Biscayne National Park is made up of just 5 percent land, which includes 40 small barrier coral reef islands and a mangrove shoreline. Its coral reef houses some of the most extensive life-forms you might ever witness. To access snorkeling here you’ll have to have a boat or join a tour. Boats leaving from the jetty at the visitor center will bring you to the reefs, vibrantly colored fish and shipwrecks off of Elliott Key, an island in the park, but the reward is well worth the effort.
The most popular snorkeling spot in Key West for decades, the rocky bottom and rock formations offshore at Fort Zachary Taylor attract lots of tropical fish. It’s a great place to snorkel right from shore with the crystal-clear water like glass. Discover everything from parrotfish and schools of yellowtail snapper to lobster and a variety of hard and soft corals. There are plenty of other activities in the park to enjoy as well, including guided tours of the fort and nature trails to walk.
Sombrero Reef is considered the very best reef in The Keys. The shallow area ranges from two feet to a depth of 30 feet and spans 30 acres, while its arch is a vast limestone structure decorated with numerous colorful stony and gorgonian coral and sea sponges, along with neon gobies, grunt and snapper. The clarity of the crystalline turquoise water is amazing on most days, making it easy to see this spectacular underwater world. To reach it, you’ll need to join a boat from the Marathon area on Vaca Key.
The Looe Key Sanctuary Preservation Area (SPA) sits about eight nautical miles southwest of Bahia Honda State Park on Big Pine Key. Visitors to the park can join a tour to reach the impressive diversity of fish that congregate here. On the reef crest, view butterflyfish and grunts, and to the north, surgeonfish and parrotfish. Atop the reef, you can often see jacks and barracudas swimming about.

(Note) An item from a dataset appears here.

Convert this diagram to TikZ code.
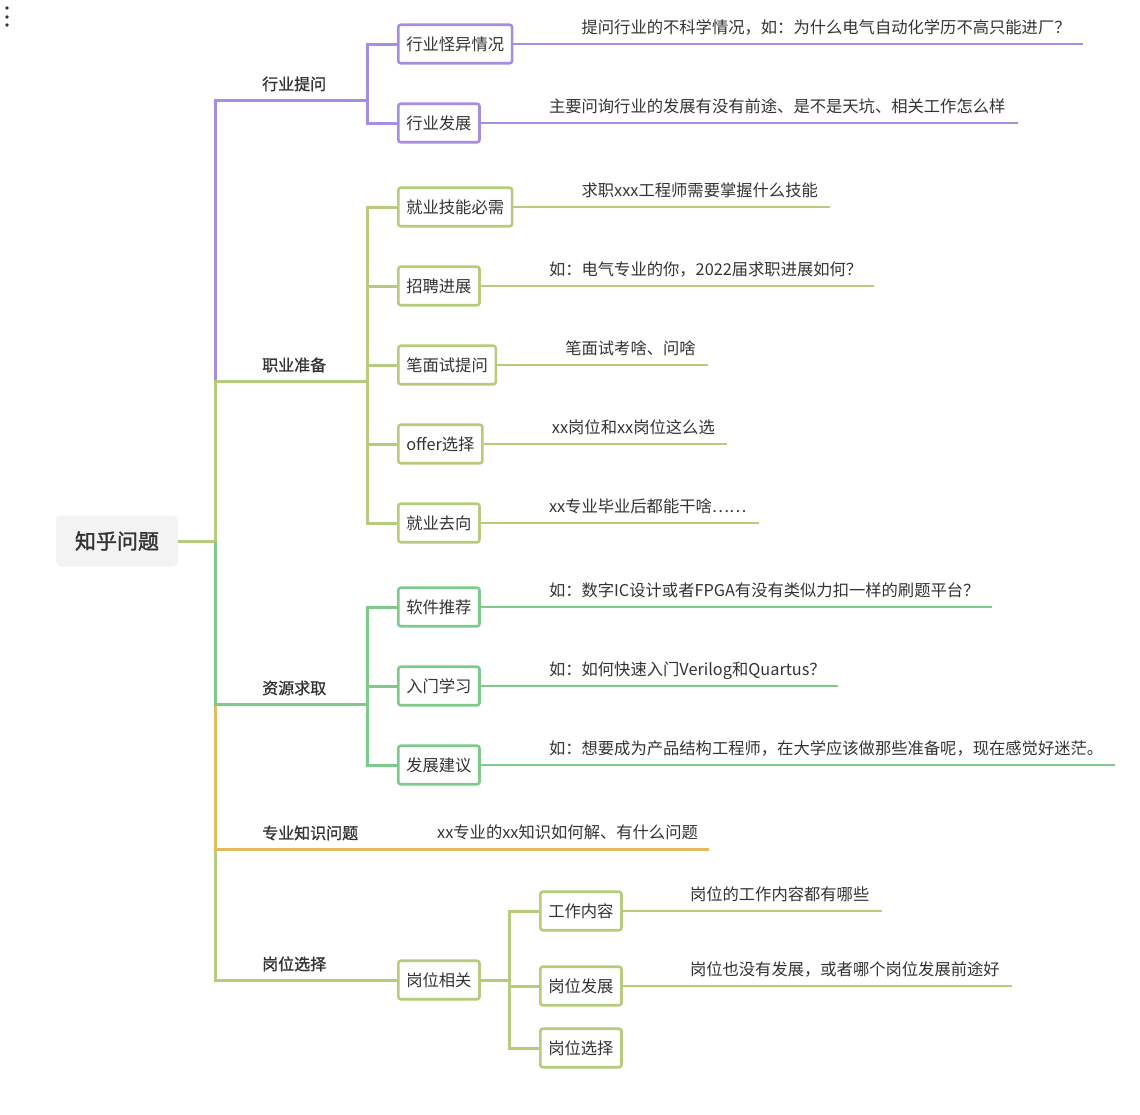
\documentclass[tikz,border=0pt]{standalone}
\usepackage{fontspec}
\setmainfont{Noto Sans CJK SC}
\newfontfamily\medfont{Noto Sans CJK SC}[FakeBold=1.1]
\newfontfamily\rootfont{Noto Sans CJK SC}[FakeBold=1.6]
\usepackage{xcolor}
\definecolor{ink}{HTML}{333333}
\definecolor{rootgray}{HTML}{F3F3F3}
\definecolor{lilac}{HTML}{A68CE2}
\definecolor{olive}{HTML}{B6CB7C}
\definecolor{leafgreen}{HTML}{7EC98C}
\definecolor{amber}{HTML}{E4BA5E}
\usetikzlibrary{calc, positioning}

\begin{document}
\begin{tikzpicture}[
    x=1pt, y=-1pt,
    root/.style={fill=rootgray, rounded corners=5pt, minimum width=122pt, minimum height=51pt, font=\fontsize{21}{25}\rootfont, text=ink},
    topic/.style={anchor=base west, inner sep=0pt, font=\fontsize{16}{19}\medfont, text=ink},
    sub/.style={draw=#1, fill=white, line width=2.6pt, rounded corners=2.5pt, anchor=west, minimum height=38.5pt, inner xsep=8pt, font=\fontsize{16.3}{19}\selectfont, text=ink},
    leaf/.style={anchor=base west, inner sep=0pt, font=\fontsize{16.3}{19}\selectfont, text=ink},
    limb/.style={draw=#1, line width=3pt},
    twig/.style={draw=#1, line width=2.4pt}
]
\useasboundingbox (0,0) rectangle (1140,1114);

% menu dots
\fill[ink] (7,8) circle (1.8) (7,17) circle (1.8) (7,25) circle (1.8);

% root
\node[root] (root) at (117,541) {知乎问题};
\coordinate (hub) at (215,541);

% level one labels
\node[topic] (t1) at (262,90) {行业提问};
\node[topic] (t2) at (262,371) {职业准备};
\node[topic] (t3) at (262,694) {资源求取};
\node[topic] (t4) at (262,839) {专业知识问题};
\node[topic] (t5) at (262,970) {岗位选择};

% 行业提问
\coordinate (pj) at (367,100);
\node[sub=lilac] (p1) at (397,44) {行业怪异情况};
\node[sub=lilac] (p2) at (397,123) {行业发展};
\node[leaf] (p1t) at ($(p1.east)+(68,-11)$) {提问行业的不科学情况，如：为什么电气自动化学历不高只能进厂？};
\node[leaf] (p2t) at ($(p2.east)+(68,-11)$) {主要问询行业的发展有没有前途、是不是天坑、相关工作怎么样};

% 职业准备
\coordinate (zj) at (367,381);
\node[sub=olive] (z1) at (397,207) {就业技能必需};
\node[sub=olive] (z2) at (397,286) {招聘进展};
\node[sub=olive] (z3) at (397,365) {笔面试提问};
\node[sub=olive] (z4) at (397,444) {offer选择};
\node[sub=olive] (z5) at (397,523) {就业去向};
\node[leaf] (z1t) at ($(z1.east)+(68,-11)$) {求职xxx工程师需要掌握什么技能};
\node[leaf] (z2t) at ($(z2.east)+(68,-11)$) {如：电气专业的你，2022届求职进展如何？};
\node[leaf] (z3t) at ($(z3.east)+(68,-11)$) {笔面试考啥、问啥};
\node[leaf] (z4t) at ($(z4.east)+(68,-11)$) {xx岗位和xx岗位这么选};
\node[leaf] (z5t) at ($(z5.east)+(68,-11)$) {xx专业毕业后都能干啥……};

% 资源求取
\coordinate (rj) at (367,704);
\node[sub=leafgreen] (r1) at (397,607) {软件推荐};
\node[sub=leafgreen] (r2) at (397,686) {入门学习};
\node[sub=leafgreen] (r3) at (397,765) {发展建议};
\node[leaf] (r1t) at ($(r1.east)+(68,-11)$) {如：数字IC设计或者FPGA有没有类似力扣一样的刷题平台？};
\node[leaf] (r2t) at ($(r2.east)+(68,-11)$) {如：如何快速入门Verilog和Quartus？};
\node[leaf] (r3t) at ($(r3.east)+(68,-11)$) {如：想要成为产品结构工程师，在大学应该做那些准备呢，现在感觉好迷茫。};

% 专业知识问题
\node[leaf] (kt) at (437,838) {xx专业的xx知识如何解、有什么问题};

% 岗位选择
\coordinate (gj) at (509,980);
\node[sub=olive] (g0) at (397,980) {岗位相关};
\node[sub=olive] (g1) at (539,911) {工作内容};
\node[sub=olive] (g2) at (539,986) {岗位发展};
\node[sub=olive] (g3) at (539,1048) {岗位选择};
\node[leaf] (g1t) at ($(g1.east)+(67,-11)$) {岗位的工作内容都有哪些};
\node[leaf] (g2t) at ($(g2.east)+(67,-11)$) {岗位也没有发展，或者哪个岗位发展前途好};

% trunk, far branches first
\draw[limb=olive] (hub) |- (g0.west);
\draw[limb=amber] (hub) |- ($(kt.base east)+(11,11)$);
\draw[limb=leafgreen] (hub) |- (rj);
\draw[limb=lilac] (hub) |- (pj);
\draw[limb=olive] (hub) |- (zj);
\draw[limb=olive] (root.east) -- (hub);

% sub trunks
\draw[limb=lilac] (pj) |- (p1.west) (pj) |- (p2.west);
\draw[limb=olive] (zj) |- (z1.west) (zj) |- (z2.west) (zj) |- (z3.west) (zj) |- (z4.west) (zj) |- (z5.west);
\draw[limb=leafgreen] (rj) |- (r1.west) (rj) |- (r2.west) (rj) |- (r3.west);
\draw[limb=olive] (g0.east) -- (gj);
\draw[limb=olive] (gj) |- (g1.west) (gj) |- (g2.west) (gj) |- (g3.west);

% leaf underlines
\draw[twig=lilac] (p1.east) -- ($(p1.east -| p1t.east)+(12,0)$);
\draw[twig=lilac] (p2.east) -- ($(p2.east -| p2t.east)+(12,0)$);
\draw[twig=olive] (z1.east) -- ($(z1.east -| z1t.east)+(12,0)$);
\draw[twig=olive] (z2.east) -- ($(z2.east -| z2t.east)+(12,0)$);
\draw[twig=olive] (z3.east) -- ($(z3.east -| z3t.east)+(12,0)$);
\draw[twig=olive] (z4.east) -- ($(z4.east -| z4t.east)+(12,0)$);
\draw[twig=olive] (z5.east) -- ($(z5.east -| z5t.east)+(12,0)$);
\draw[twig=leafgreen] (r1.east) -- ($(r1.east -| r1t.east)+(12,0)$);
\draw[twig=leafgreen] (r2.east) -- ($(r2.east -| r2t.east)+(12,0)$);
\draw[twig=leafgreen] (r3.east) -- ($(r3.east -| r3t.east)+(12,0)$);
\draw[twig=olive] (g1.east) -- ($(g1.east -| g1t.east)+(12,0)$);
\draw[twig=olive] (g2.east) -- ($(g2.east -| g2t.east)+(12,0)$);

\end{tikzpicture}
\end{document}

If you’re looking for a place to snorkel along the scenic Overseas Highway, at mile 67.5 in Long Key State Park you’ll find exceptional flat shallow waters to enjoy just offshore. There’s also a scenic nature trail with shady trees that traverses through a variety of ecosystems, including some beautiful deserted beaches while offering the opportunity to watch for all sorts of shorebirds.
Historic Alligator Reef Lighthouse is a three-mile charter boat trip away from Islamorada and offers the perfect place for snorkelers to discover all sorts of marine life, including parrotfish, barracuda, rays and sea turtles. The main snorkeling ground is right beneath the lighthouse, with its steel foundations serving as the home for so many tropical fish, you might think you’re swimming inside of an aquarium. Unlike some of the reefs nearer to shore, that tends to have cloudier green water with lower visibility, this area experiences a constant flow of strikingly clear blue water for outstanding visibility.
For those who stay visit Islamorada, Cheeca Rocks is another great snorkeling option. One of the favorites among snorkelers in the Florida Keys. The patch reef is about halfway between the keys and the barrier reef, bringing the opportunity to marvel at many different types of fish, green eels and occasionally a sea turtle too. You’re likely to encounter schools of grunts, all sorts of beautiful angelfish, wrasse and parrotfish. The coral reefs thrive here with abundant fire, star and brain corals, as well as spectacular sea fans that some of the smaller reef fish use to hide.